Whatever your niche is, offer your vision by anchoring it to what is already being shared on the platform you chose to use.
Also, the image and reputation you’ll build around yourself and your brand won’t be that of an entrepreneur who wants to force her vision on others, but one that offers it instead, leaving the decision to take it or not up to people. Kindness and communication work a long way toward your image.
Takeaway
Don’t just do what everybody else does. You want to make money as a business, as a blogger focusing on a unique vision, building your own brand.
Be yourself, be kind and open to feedback, work toward your brand’s interest and use your blog to spread the message you want the world to know. Strive for the balance between making money and being memorable.

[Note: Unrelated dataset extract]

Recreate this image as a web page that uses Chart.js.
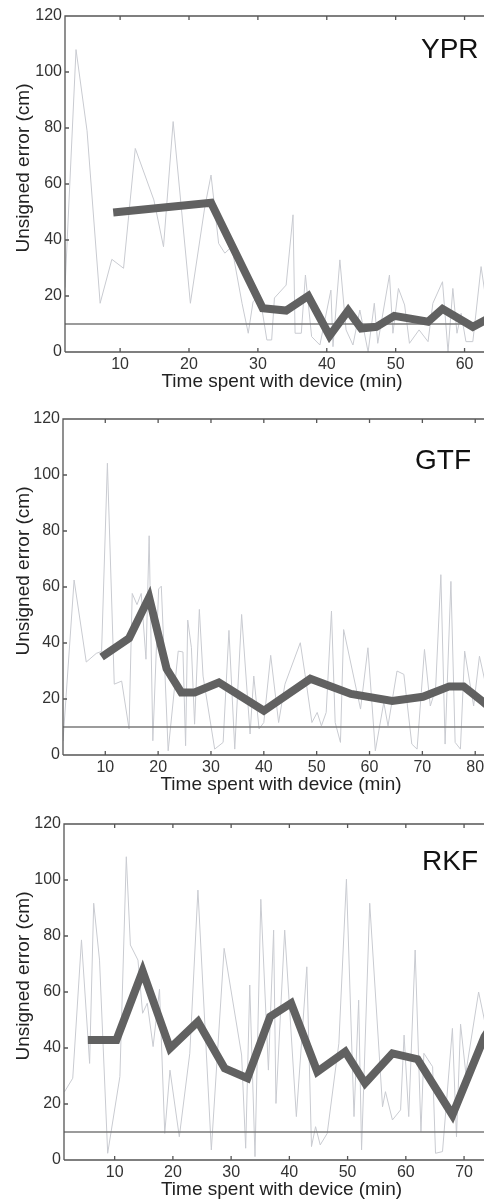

Usually, branding is more about the greater good and bringing something more important and meaningful to the world than just making money. Smart branding is putting together what is already there and what you want to offer, in a balanced mix of mainstream niche and USP, showing a strong vision that doesn’t let money compromise it.
Take care of the branding and marketing part of your blogging activity and remember why you started this all in the first place. Keep post-its around to remind yourself if you get too carried away by the money side of your blogging project.